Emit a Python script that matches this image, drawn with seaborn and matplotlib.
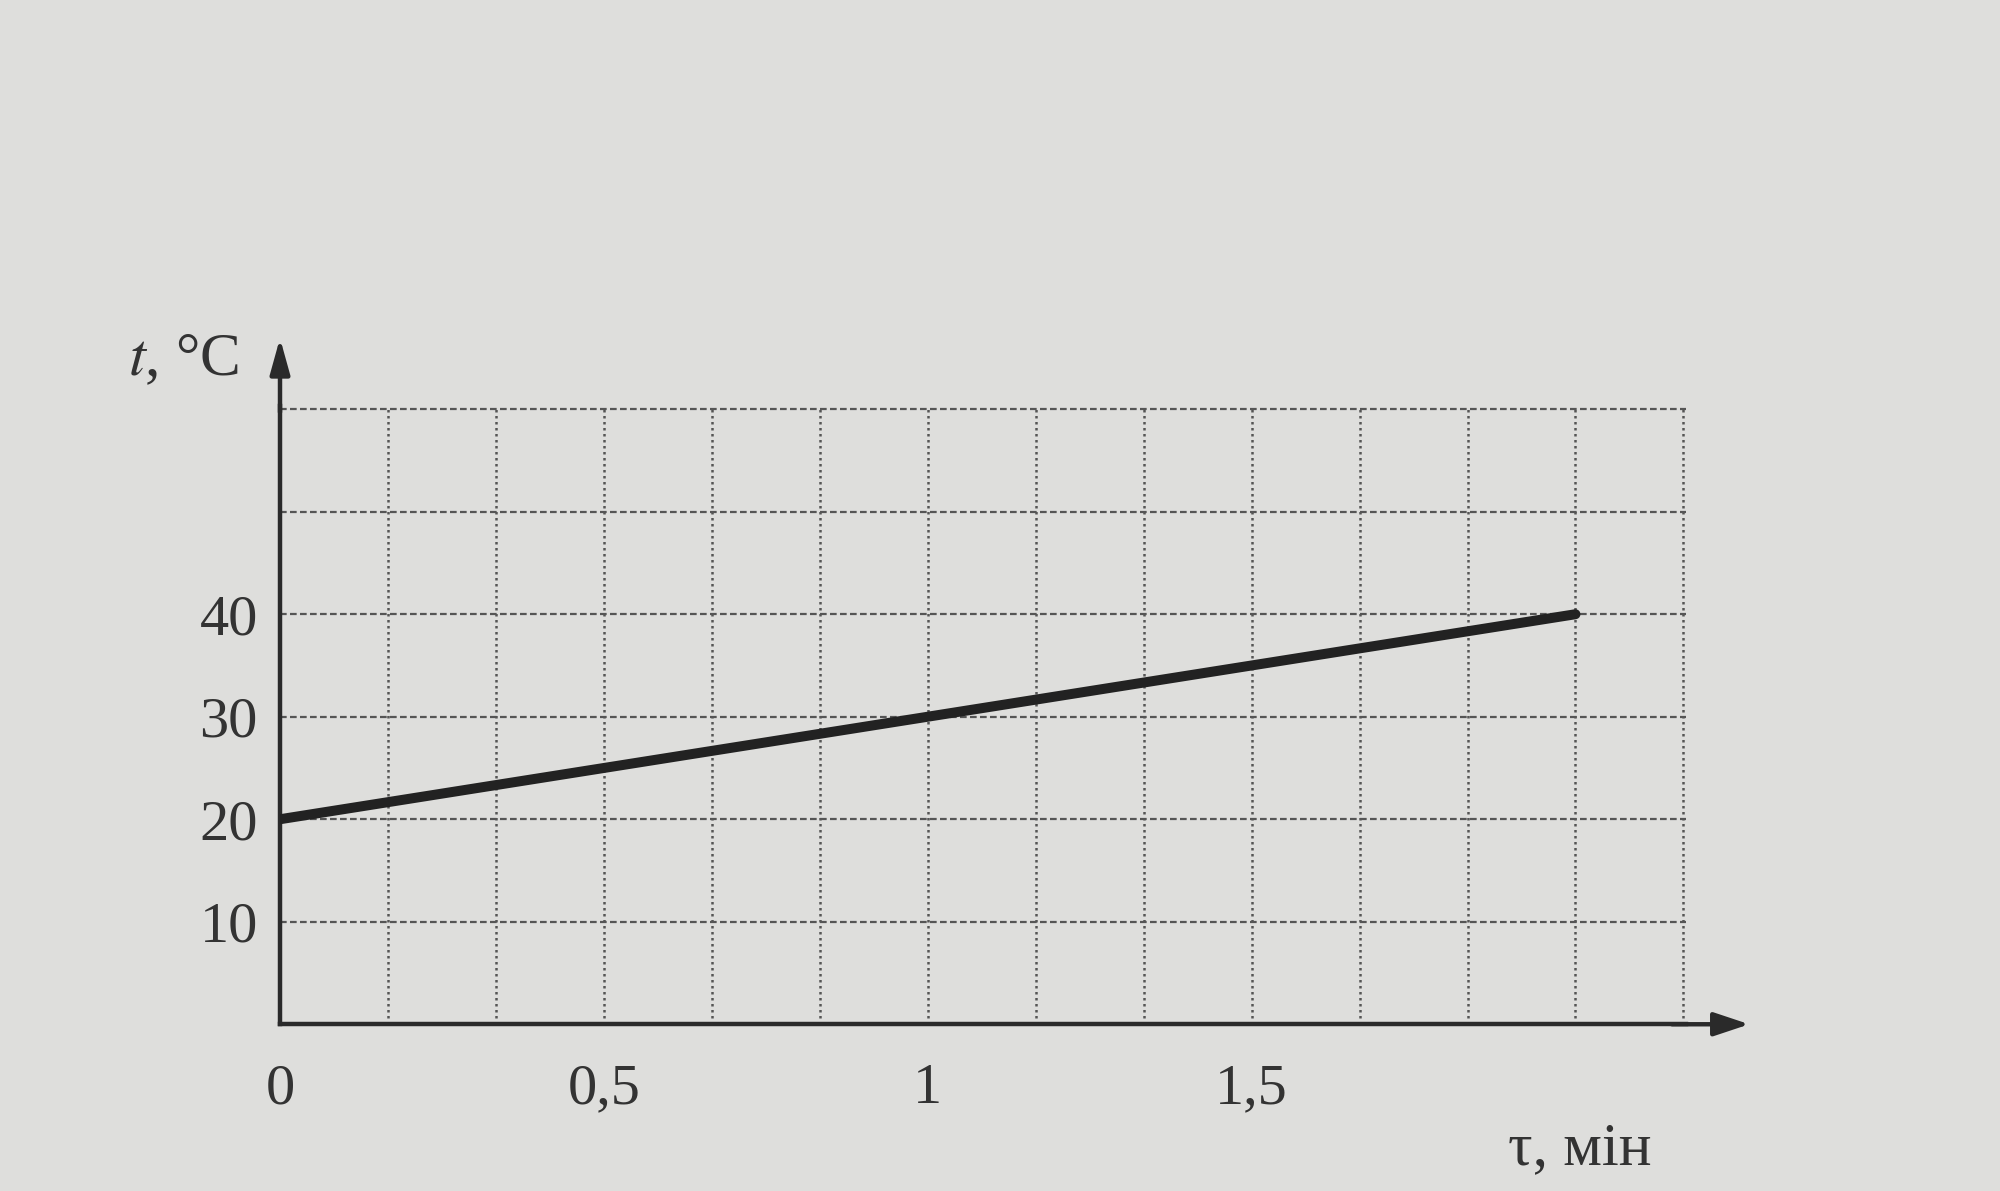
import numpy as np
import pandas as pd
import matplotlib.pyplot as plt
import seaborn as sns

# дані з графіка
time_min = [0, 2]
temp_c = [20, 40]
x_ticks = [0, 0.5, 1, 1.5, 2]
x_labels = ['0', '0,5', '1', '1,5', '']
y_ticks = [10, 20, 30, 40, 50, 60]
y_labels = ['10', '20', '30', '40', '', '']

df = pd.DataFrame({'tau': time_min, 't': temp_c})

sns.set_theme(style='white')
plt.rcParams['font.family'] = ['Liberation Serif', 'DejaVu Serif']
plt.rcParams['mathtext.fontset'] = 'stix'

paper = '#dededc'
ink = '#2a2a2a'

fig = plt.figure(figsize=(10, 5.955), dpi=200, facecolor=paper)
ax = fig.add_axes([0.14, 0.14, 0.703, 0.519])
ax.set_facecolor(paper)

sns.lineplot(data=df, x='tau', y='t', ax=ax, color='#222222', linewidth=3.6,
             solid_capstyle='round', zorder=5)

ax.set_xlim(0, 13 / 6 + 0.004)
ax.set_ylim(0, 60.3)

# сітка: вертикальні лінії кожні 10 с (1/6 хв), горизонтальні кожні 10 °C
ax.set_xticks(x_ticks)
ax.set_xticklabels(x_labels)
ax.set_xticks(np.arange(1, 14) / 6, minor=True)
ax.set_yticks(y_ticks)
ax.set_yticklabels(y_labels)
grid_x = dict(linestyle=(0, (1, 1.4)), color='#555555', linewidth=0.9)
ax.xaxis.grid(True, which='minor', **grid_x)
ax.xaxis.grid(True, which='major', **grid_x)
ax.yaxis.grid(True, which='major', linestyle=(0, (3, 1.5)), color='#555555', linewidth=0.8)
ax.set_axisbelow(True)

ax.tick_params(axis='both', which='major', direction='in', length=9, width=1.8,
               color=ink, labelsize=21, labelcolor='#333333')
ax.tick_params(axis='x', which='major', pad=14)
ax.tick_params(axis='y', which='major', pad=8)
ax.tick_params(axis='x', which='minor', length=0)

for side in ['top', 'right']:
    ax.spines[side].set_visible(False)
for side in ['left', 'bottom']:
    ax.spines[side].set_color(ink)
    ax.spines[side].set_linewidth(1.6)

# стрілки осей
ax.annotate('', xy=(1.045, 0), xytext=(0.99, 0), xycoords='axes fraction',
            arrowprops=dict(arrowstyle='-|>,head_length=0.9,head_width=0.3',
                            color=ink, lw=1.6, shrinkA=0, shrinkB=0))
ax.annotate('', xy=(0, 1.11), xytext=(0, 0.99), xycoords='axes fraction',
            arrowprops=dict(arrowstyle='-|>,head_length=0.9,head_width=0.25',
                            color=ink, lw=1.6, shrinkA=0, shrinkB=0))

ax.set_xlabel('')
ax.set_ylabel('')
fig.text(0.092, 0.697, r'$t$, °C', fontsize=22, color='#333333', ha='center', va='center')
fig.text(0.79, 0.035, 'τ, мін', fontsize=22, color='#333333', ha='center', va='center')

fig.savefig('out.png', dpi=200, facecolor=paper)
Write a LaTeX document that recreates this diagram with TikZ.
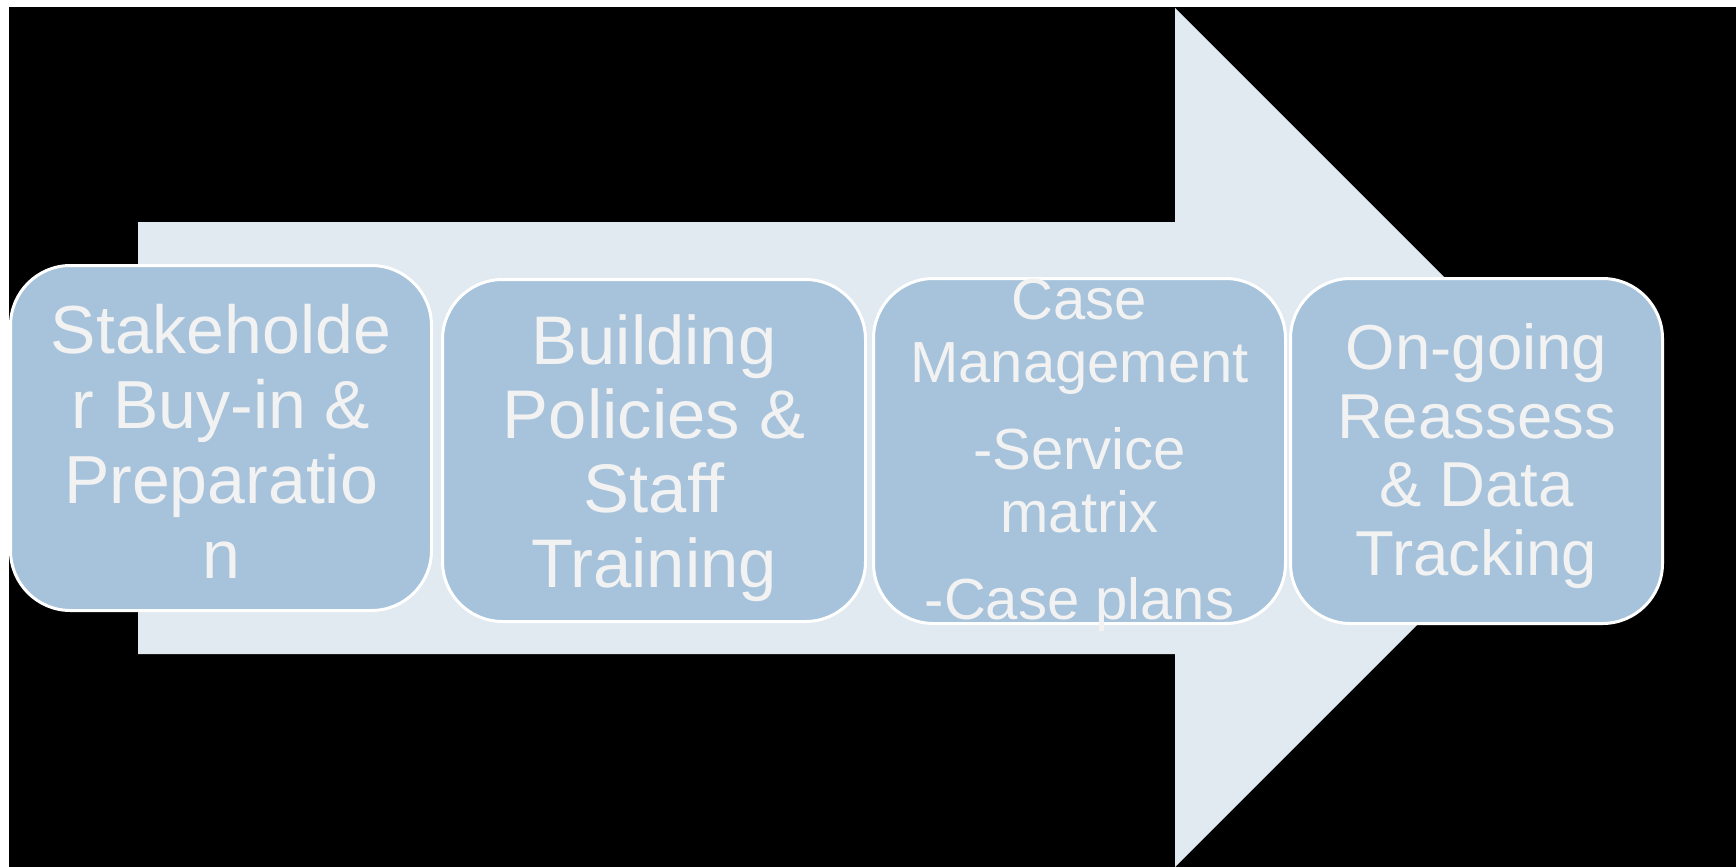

> STATED PROBLEM
Copy out all the data exactly; skip the pictures.

> RESULT BELOW
Emit a Python script that matches this image, drawn with seaborn and matplotlib.
import numpy as np
import pandas as pd
import matplotlib.pyplot as plt
import seaborn as sns

# дані з графіка
time_min = [0, 2]
temp_c = [20, 40]
x_ticks = [0, 0.5, 1, 1.5, 2]
x_labels = ['0', '0,5', '1', '1,5', '']
y_ticks = [10, 20, 30, 40, 50, 60]
y_labels = ['10', '20', '30', '40', '', '']

df = pd.DataFrame({'tau': time_min, 't': temp_c})

sns.set_theme(style='white')
plt.rcParams['font.family'] = ['Liberation Serif', 'DejaVu Serif']
plt.rcParams['mathtext.fontset'] = 'stix'

paper = '#dededc'
ink = '#2a2a2a'

fig = plt.figure(figsize=(10, 5.955), dpi=200, facecolor=paper)
ax = fig.add_axes([0.14, 0.14, 0.703, 0.519])
ax.set_facecolor(paper)

sns.lineplot(data=df, x='tau', y='t', ax=ax, color='#222222', linewidth=3.6,
             solid_capstyle='round', zorder=5)

ax.set_xlim(0, 13 / 6 + 0.004)
ax.set_ylim(0, 60.3)

# сітка: вертикальні лінії кожні 10 с (1/6 хв), горизонтальні кожні 10 °C
ax.set_xticks(x_ticks)
ax.set_xticklabels(x_labels)
ax.set_xticks(np.arange(1, 14) / 6, minor=True)
ax.set_yticks(y_ticks)
ax.set_yticklabels(y_labels)
grid_x = dict(linestyle=(0, (1, 1.4)), color='#555555', linewidth=0.9)
ax.xaxis.grid(True, which='minor', **grid_x)
ax.xaxis.grid(True, which='major', **grid_x)
ax.yaxis.grid(True, which='major', linestyle=(0, (3, 1.5)), color='#555555', linewidth=0.8)
ax.set_axisbelow(True)

ax.tick_params(axis='both', which='major', direction='in', length=9, width=1.8,
               color=ink, labelsize=21, labelcolor='#333333')
ax.tick_params(axis='x', which='major', pad=14)
ax.tick_params(axis='y', which='major', pad=8)
ax.tick_params(axis='x', which='minor', length=0)

for side in ['top', 'right']:
    ax.spines[side].set_visible(False)
for side in ['left', 'bottom']:
    ax.spines[side].set_color(ink)
    ax.spines[side].set_linewidth(1.6)

# стрілки осей
ax.annotate('', xy=(1.045, 0), xytext=(0.99, 0), xycoords='axes fraction',
            arrowprops=dict(arrowstyle='-|>,head_length=0.9,head_width=0.3',
                            color=ink, lw=1.6, shrinkA=0, shrinkB=0))
ax.annotate('', xy=(0, 1.11), xytext=(0, 0.99), xycoords='axes fraction',
            arrowprops=dict(arrowstyle='-|>,head_length=0.9,head_width=0.25',
                            color=ink, lw=1.6, shrinkA=0, shrinkB=0))

ax.set_xlabel('')
ax.set_ylabel('')
fig.text(0.092, 0.697, r'$t$, °C', fontsize=22, color='#333333', ha='center', va='center')
fig.text(0.79, 0.035, 'τ, мін', fontsize=22, color='#333333', ha='center', va='center')

fig.savefig('out.png', dpi=200, facecolor=paper)
Write a LaTeX document that recreates this diagram with TikZ.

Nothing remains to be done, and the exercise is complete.